Cover — slate-contentful-transform

Replacing Contentful's rich-text editor with a custom PlateJS one is mostly a UI project — until the moment you save. The editor thinks in Slate nodes; the CMS stores a strict JSON schema. The transform between them is where such projects quietly die.

Two trees, one meaning

Contentful Rich Text is a fixed vocabulary: paragraph, heading-1 through heading-6, lists that must nest as list > list-item > paragraph, text nodes carrying marks. Slate is freeform by design. The trick is to stop treating that freedom as a feature:

  • Name the Plate node types after the Contentful ones — the mapping becomes a lookup table.

  • Enforce Contentful's nesting rules inside the editor, so invalid trees can't exist to begin with.

  • Make unsupported nodes degrade explicitly instead of silently disappearing.

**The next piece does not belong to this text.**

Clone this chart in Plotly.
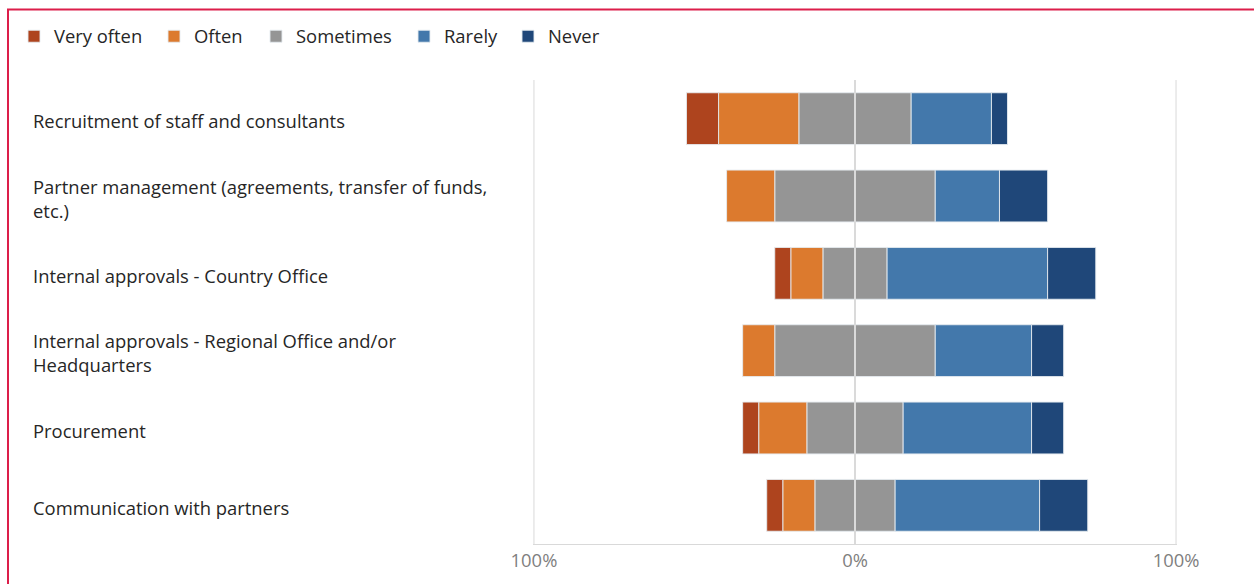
import plotly.graph_objects as go

# Survey results: share of responses per frequency level (percent)
categories = [
    "Recruitment of staff and consultants",
    "Partner management (agreements, transfer of funds,<br>etc.)",
    "Internal approvals - Country Office",
    "Internal approvals - Regional Office and/or<br>Headquarters",
    "Procurement",
    "Communication with partners",
]
very_often = [10, 0, 5, 0, 5, 5]
often = [25, 15, 10, 10, 15, 10]
sometimes = [35, 50, 20, 50, 30, 25]
rarely = [25, 20, 50, 30, 40, 45]
never = [5, 15, 15, 10, 10, 15]

tick_vals = [-100, 0, 100]
tick_text = ["100%", "0%", "100%"]

colors = {
    "Very often": "#AE441E",
    "Often": "#DC7A2E",
    "Sometimes": "#959595",
    "Rarely": "#4378AB",
    "Never": "#1F4779",
}

W, H = 1254, 584
ML, MR, MT, MB = 533, 77, 80, 37
PW = W - ML - MR
PH = H - MT - MB


def px_x(px):
    return (px - ML) / PW


def px_y(py):
    return (H - MB - py) / PH


FONT = "Open Sans"
TEXT_SIZE = 18.4
edge = dict(color="rgba(230,235,240,0.9)", width=1)

fig = go.Figure()

# Negative side stacks outward from zero: half of "Sometimes", then Often, then Very often
half_some = [s / 2 for s in sometimes]
fig.add_trace(go.Bar(y=categories, x=[-v for v in half_some], orientation="h",
                     name="Sometimes", marker=dict(color=colors["Sometimes"], line=edge),
                     showlegend=False, legendgroup="Sometimes"))
fig.add_trace(go.Bar(y=categories, x=[-v for v in often], orientation="h",
                     name="Often", marker=dict(color=colors["Often"], line=edge),
                     legend="legend2"))
fig.add_trace(go.Bar(y=categories, x=[-v for v in very_often], orientation="h",
                     name="Very often", marker=dict(color=colors["Very often"], line=edge),
                     legend="legend"))
# Positive side
fig.add_trace(go.Bar(y=categories, x=half_some, orientation="h",
                     name="Sometimes", marker=dict(color=colors["Sometimes"], line=edge),
                     legend="legend3", legendgroup="Sometimes"))
fig.add_trace(go.Bar(y=categories, x=rarely, orientation="h",
                     name="Rarely", marker=dict(color=colors["Rarely"], line=edge),
                     legend="legend4"))
fig.add_trace(go.Bar(y=categories, x=never, orientation="h",
                     name="Never", marker=dict(color=colors["Never"], line=edge),
                     legend="legend5"))

legend_font = dict(family=FONT, size=TEXT_SIZE, color="#262626")
legend_x_px = [14, 154, 256, 404, 508]
legend_common = dict(orientation="h", yanchor="middle", y=px_y(36), xanchor="left",
                     font=legend_font, bgcolor="rgba(0,0,0,0)", borderwidth=0,
                     itemwidth=30)
legends = {}
for i, lx in enumerate(legend_x_px):
    key = "legend" if i == 0 else f"legend{i + 1}"
    legends[key] = dict(legend_common, x=px_x(lx))

# Category labels, left-aligned
annotations = []
for cat in categories:
    annotations.append(dict(
        x=px_x(31), xref="paper", y=cat, yref="y", text=cat,
        xanchor="left", yanchor="middle", align="left", showarrow=False,
        yshift=-2,
        font=dict(family=FONT, size=TEXT_SIZE, color="#262626"),
    ))

grid_color = "#D9D9D9"
shapes = [
    # outer gridlines at the axis ends
    dict(type="line", xref="x", yref="paper", x0=tick_vals[0], x1=tick_vals[0], y0=0, y1=1,
         line=dict(color=grid_color, width=1), layer="below"),
    dict(type="line", xref="x", yref="paper", x0=tick_vals[-1], x1=tick_vals[-1], y0=0, y1=1,
         line=dict(color=grid_color, width=1), layer="below"),
    # zero line drawn over the bars
    dict(type="line", xref="x", yref="paper", x0=0, x1=0, y0=0, y1=1,
         line=dict(color="#DADADA", width=2), layer="above"),
    # outer frame
    dict(type="rect", xref="paper", yref="paper",
         x0=px_x(8), x1=px_x(1300), y0=px_y(640), y1=px_y(9),
         line=dict(color="#DC1E4A", width=2), layer="above"),
]

fig.update_layout(
    width=W, height=H,
    margin=dict(l=ML, r=MR, t=MT, b=MB),
    barmode="relative",
    bargap=0.33,
    paper_bgcolor="white",
    plot_bgcolor="white",
    font=dict(family=FONT),
    annotations=annotations,
    shapes=shapes,
    **legends,
)
fig.update_xaxes(
    range=[-100.3, 100.3], tickvals=tick_vals, ticktext=tick_text,
    showgrid=False, zeroline=False,
    showline=True, linecolor=grid_color, linewidth=1,
    tickfont=dict(family=FONT, size=TEXT_SIZE, color="#7F7F7F"), ticks="",
    fixedrange=True,
)
fig.update_yaxes(
    autorange="reversed", showticklabels=False, showgrid=False,
    zeroline=False, showline=False, fixedrange=True,
)

fig.write_html("out.html")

Round-trip or it didn't happen

The only serialisation test that matters is the round trip: serialize(deserialize(doc)) must reproduce the document byte for byte — headings, marks, hyperlinks, nested lists, embedded entries, all of it. That test caught every regression this editor has had, usually within seconds of writing the bug.

A rich-text editor without a round-trip test is a data-loss incident on a delay timer.


The transform is ~200 lines and completely boring, which is the highest compliment serialisation code can earn. The editor above it can now evolve freely: toolbar, slash menu, custom blocks — none of it can corrupt the stored document.